AP Vice President Celebrates Great Fatherland Liberation War!

One of my favorite media experiments is to observe different reporters with different biases cover similar stories in very different ways. The anniversary of the end of the Korean War was our most recent occasion for this experiment, and Pyongyang was our petri dish. Not surprisingly for regular readers of this blog, reporters who were merely visiting Pyongyang covered it very differently from reporters beholden to its regime by business and professional entanglements. One perspective tells a story of former enemies reconciling in the capital of a proud, united, and victorious country. (Astute readers will name that news service and the reporter without peeking.) That perspective closely matches the officially approved perspective the North Koreans wanted you to see. Judging by the narration in its video, the AP even went to the trouble of signing an undisclosed MOU with Oceania to have Winston Smith to do its voice-overs.

Other reporters showed a greater interest in questioning the accuracy of this choreographed display before echoing it. Their efforts were frustrated at every turn by minders, restrictions, and fakery, but at least two reporters decided to make the story about the fakery itself, and thereby told a more interesting story than the one they came to Pyongyang to tell. Video of a minder telling a child what to tell a reporter is not only more interesting than video of the child repeating the script, it’s also more informative and more newsworthy.

It’s enough to make you wonder how many other reports from Pyongyang contain similarly suspect quotes of North Korean children that don’t tell you that the quotes were state-scripted. CBS won’t win any awards for displaying minimal standards of ethics and objectivity, and it’s a sure bet they won’t be given permission to start a bureau in Pyongyang anytime soon, but at least they informed their viewers honestly.

This CNN reporter also tried to give us an idea of that part of the story she wasn’t allowed to tell.

Aidan Foster-Carter, who favors the AP experiment despite some reservations, points to another amusing incident, via the AP’s partner “news” service, KCNA, which reports:

Pyongyang, July 24 (KCNA) — John Daniszewski, vice president of the Associated Press of the U.S., arrived here by air on Wednesday to take part in the celebrations of the 60th anniversary of the victory in the great Fatherland Liberation War.

Foster-Carter later expanded on his objections in an interview with the Washington Post’s Max Fisher.

One classic case on the media today: the Associated Press, as you know, has a bureau in North Korea, with KCNA [North Korea’s state media arm]. This has been a matter of some controversy. I, in fact, am among those on balance are glad they’re there, some interesting things have come out. But I hope that even they will protest that there’s a picture on KCNA right now of [AP’s] vice president, and what does it say? It says he’s come to join in the celebrations in the anniversary of the victory against the U.S. I mean that, that’s outrageous. And I hope they will protest.
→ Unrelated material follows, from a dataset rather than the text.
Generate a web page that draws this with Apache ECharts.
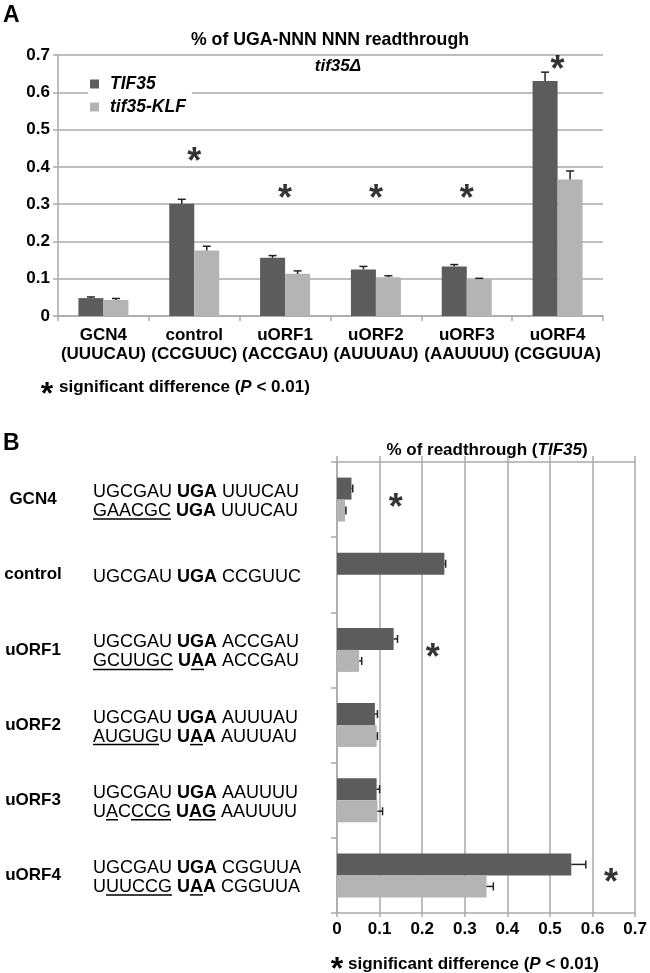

He’s there as a media person, he’s not coming to join in the celebrations.

So you do have to be a little bit careful. Visiting the statues and such, there’s not a lot you can do about it. These things get used internally to show foreigners coming to bow down to the leader. Not much is left to chance by the regime, they will use you if they can. [via Max Fisher’s WaPo blog]

As of today, two weeks later, the article is still available on KCNA’s web site. I can’t say whether the AP protested, but if they did, it’s apparent that KCNA stood firm and refused to compromise its journalistic standards.